- _Given exercise_
The line holding "Chart.register(...registerables);" is the last one to output; start at the first line of the data, keep every line in between exactly, and leave out pictures.

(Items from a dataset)
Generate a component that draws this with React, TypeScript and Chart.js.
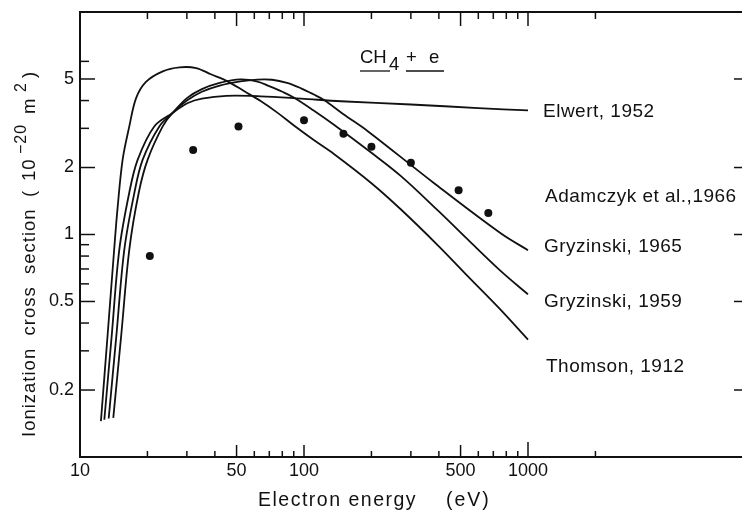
import React, { useEffect, useRef } from "react";
import { Chart, registerables } from "chart.js";

Chart.register(...registerables);

// ---- data (energy in eV, cross section in 1e-20 m^2) ----
const thomsonE = [12.4, 13.3, 14.2, 14.7, 15.5, 16.6, 17.8, 19.7, 23.4, 27.8, 33, 38.4, 45.6, 54.2, 64.3, 76.3, 90.5, 111, 136, 200, 271, 400, 538, 750, 1000];
const thomsonS = [0.145, 0.36, 0.85, 1.3, 2.17, 3.06, 4.1, 4.85, 5.41, 5.64, 5.6, 5.25, 4.88, 4.4, 3.97, 3.52, 3.08, 2.65, 2.3, 1.7, 1.295, 0.885, 0.65, 0.462, 0.337];

const elwertE = [12.84, 13.87, 14.98, 16.6, 18.1, 21.45, 25.9, 30.3, 35, 45, 64, 97, 146, 300, 600, 1000];
const elwertS = [0.147, 0.356, 0.856, 1.545, 2.17, 3.06, 3.52, 3.9, 4.08, 4.2, 4.18, 4.08, 3.97, 3.84, 3.7, 3.61];

const gryz59E = [13.43, 14.55, 15.77, 17.5, 19.05, 22.6, 25.9, 30, 35, 42, 52, 62, 70, 80, 90, 110, 137, 200, 271, 400, 538, 750, 1000];
const gryz59S = [0.149, 0.356, 0.856, 1.545, 2.17, 3.06, 3.52, 4.1, 4.5, 4.8, 4.98, 4.87, 4.64, 4.38, 4.13, 3.62, 3.1, 2.33, 1.83, 1.27, 0.95, 0.69, 0.538];

const gryz65E = [14.08, 15.29, 16.6, 18.3, 20.05, 23.4, 25.9, 30, 35, 42, 52, 62, 72, 84, 97, 110, 123, 150, 192, 381, 758, 1000];
const gryz65S = [0.15, 0.356, 0.856, 1.545, 2.17, 3.06, 3.52, 4.0, 4.38, 4.67, 4.88, 4.97, 4.96, 4.8, 4.54, 4.27, 4.02, 3.47, 2.92, 1.7, 1.01, 0.85];

const adamczykE = [20.5, 32, 51, 100, 150, 200, 300, 490, 665];
const adamczykS = [0.8, 2.4, 3.06, 3.26, 2.84, 2.48, 2.1, 1.58, 1.25];

const xLabelTicks = [10, 50, 100, 500, 1000];
const yLabelTicks = [0.2, 0.5, 1, 2, 5];
const xMajorTicks = [50, 100, 500, 1000];
const xMinorTicks = [20, 30, 40, 60, 70, 80, 90, 200, 300, 400, 600, 700, 800, 900, 2000];
const yMajorTicks = [0.2, 0.5, 1, 2, 5];
const yMinorTicks = [0.3, 0.4, 0.6, 0.7, 0.8, 0.9, 3, 4, 6];

const curveLabels = ["Elwert, 1952", "Adamczyk et al.,1966", "Gryzinski, 1965", "Gryzinski, 1959", "Thomson, 1912"];
const xTitle = ["Electron energy", "(eV)"];
const yTitle = ["Ionization  cross  section", "(", "10", "\u221220", "m", "2", ")"];

const FF = '"Liberation Sans", Arial, Helvetica, sans-serif';
const INK = "#111";

const pts = (E: number[], S: number[]) => E.map((e, i) => ({ x: e, y: S[i] }));

const decor = {
  id: "decor",
  afterDraw(chart: any) {
    const { ctx, chartArea: a, scales } = chart;
    const xs = scales.x;
    const ys = scales.y;
    ctx.save();
    ctx.strokeStyle = INK;
    ctx.fillStyle = INK;
    // frame
    ctx.lineWidth = 2;
    ctx.strokeRect(a.left, a.top, a.right - a.left, a.bottom - a.top);
    // ticks
    ctx.lineWidth = 1.5;
    const line = (x1: number, y1: number, x2: number, y2: number) => {
      ctx.beginPath();
      ctx.moveTo(x1, y1);
      ctx.lineTo(x2, y2);
      ctx.stroke();
    };
    xMinorTicks.forEach((v) => {
      const px = xs.getPixelForValue(v);
      line(px, a.bottom, px, a.bottom - 6);
      line(px, a.top, px, a.top + 7);
    });
    xMajorTicks.forEach((v) => {
      const px = xs.getPixelForValue(v);
      const len = v === 1000 ? 15 : 12;
      line(px, a.bottom, px, a.bottom - len);
      line(px, a.top, px, a.top + 14);
    });
    yMinorTicks.forEach((v) => {
      const py = ys.getPixelForValue(v);
      line(a.left, py, a.left + 9, py);
      line(a.right, py, a.right - 10, py);
    });
    yMajorTicks.forEach((v) => {
      const py = ys.getPixelForValue(v);
      line(a.left, py, a.left + 15, py);
      line(a.right, py, a.right - 18, py);
    });

    // curve labels
    ctx.textAlign = "left";
    ctx.textBaseline = "alphabetic";
    ctx.font = `19px ${FF}`;
    (ctx as any).letterSpacing = "0.5px";
    const labelPos = [
      [543, 116.5],
      [545, 201.5],
      [544, 251.5],
      [544, 307],
      [546, 371.5],
    ];
    curveLabels.forEach((t, i) => ctx.fillText(t, labelPos[i][0], labelPos[i][1]));

    // CH4 + e
    (ctx as any).letterSpacing = "0px";
    ctx.font = `18.5px ${FF}`;
    ctx.fillText("CH", 360, 62.7);
    ctx.fillText("4", 389, 69.5);
    ctx.fillText("+", 406, 62.7);
    ctx.fillText("e", 429, 62.7);
    ctx.lineWidth = 1.3;
    line(360, 71, 390, 71);
    line(406, 71, 444, 71);

    // x title
    ctx.font = `19.5px ${FF}`;
    (ctx as any).letterSpacing = "1.5px";
    ctx.fillText(xTitle[0], 258, 506);
    (ctx as any).letterSpacing = "2px";
    ctx.fillText(xTitle[1], 446, 506);

    // y title (rotated)
    ctx.save();
    ctx.translate(35, 437);
    ctx.rotate(-Math.PI / 2);
    (ctx as any).letterSpacing = "1px";
    ctx.font = `18.5px ${FF}`;
    ctx.fillText(yTitle[0], 0, 0);
    ctx.fillText(yTitle[1], 240, 0);
    ctx.fillText(yTitle[2], 256, 0);
    ctx.font = `16px ${FF}`;
    ctx.fillText(yTitle[3], 283, -9);
    ctx.font = `18.5px ${FF}`;
    ctx.fillText(yTitle[4], 323, 0);
    ctx.font = `16px ${FF}`;
    ctx.fillText(yTitle[5], 345, -9);
    ctx.font = `18.5px ${FF}`;
    ctx.fillText(yTitle[6], 359, 0);
    ctx.restore();

    ctx.restore();
  },
};

const lineDs = (E: number[], S: number[], label: string) => ({
  label,
  data: pts(E, S),
  borderColor: INK,
  borderWidth: 1.8,
  pointRadius: 0,
  fill: false,
  tension: 0.35,
});

export default function App() {
  const ref = useRef<HTMLCanvasElement | null>(null);
  useEffect(() => {
    if (!ref.current) return;
    const chart = new Chart(ref.current, {
      type: "line",
      data: {
        datasets: [
          lineDs(elwertE, elwertS, curveLabels[0]),
          lineDs(gryz65E, gryz65S, curveLabels[2]),
          lineDs(gryz59E, gryz59S, curveLabels[3]),
          lineDs(thomsonE, thomsonS, curveLabels[4]),
          {
            label: curveLabels[1],
            data: pts(adamczykE, adamczykS),
            showLine: false,
            pointRadius: 4,
            pointBackgroundColor: INK,
            pointBorderWidth: 0,
            borderColor: INK,
          } as any,
        ],
      },
      options: {
        animation: false,
        responsive: false,
        layout: { padding: { left: 0, right: 8, top: 12, bottom: 0 } },
        plugins: { legend: { display: false }, tooltip: { enabled: false } },
        scales: {
          x: {
            type: "logarithmic",
            min: 10,
            max: 10000,
            grid: { display: false, drawTicks: false },
            border: { display: false },
            afterBuildTicks: (s: any) => {
              s.ticks = xLabelTicks.map((v) => ({ value: v }));
            },
            afterFit: (s: any) => {
              s.height = 59;
              s.paddingLeft = 0;
              s.paddingRight = 0;
            },
            ticks: {
              callback: (v: any) => String(v),
              font: { family: FF, size: 18 },
              color: INK,
              padding: 3,
              maxRotation: 0,
              autoSkip: false,
            },
          },
          y: {
            type: "logarithmic",
            min: 0.1,
            max: 10,
            grid: { display: false, drawTicks: false },
            border: { display: false },
            afterBuildTicks: (s: any) => {
              s.ticks = yLabelTicks.map((v) => ({ value: v }));
            },
            afterFit: (s: any) => {
              s.width = 80;
              s.paddingTop = 0;
              s.paddingBottom = 0;
            },
            ticks: {
              callback: (v: any) => String(v),
              font: { family: FF, size: 18 },
              color: INK,
              padding: 6,
              autoSkip: false,
            },
          },
        },
      },
      plugins: [decor],
    });
    return () => chart.destroy();
  }, []);
  return (
    <div
      style={{
        position: "fixed",
        left: 0,
        top: 0,
        width: 742,
        height: 516,
        overflow: "hidden",
        background: "#fff",
      }}
    >
      <canvas ref={ref} width={760} height={516} style={{ display: "block" }} />
    </div>
  );
}
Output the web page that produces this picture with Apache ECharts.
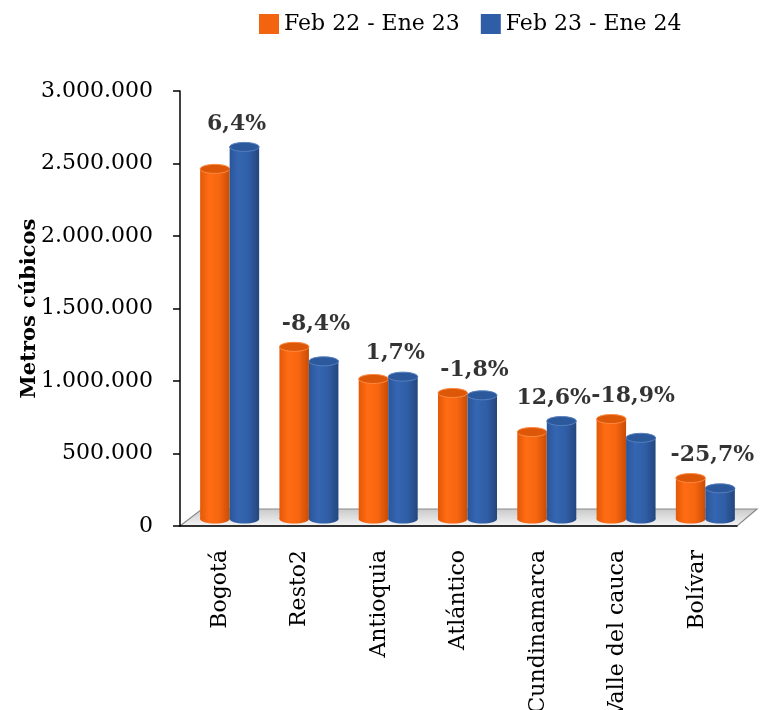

- _Final answer_
Generate a component that draws this with React, TypeScript and Chart.js.
import React, { useEffect, useRef } from "react";
import { Chart, registerables } from "chart.js";

Chart.register(...registerables);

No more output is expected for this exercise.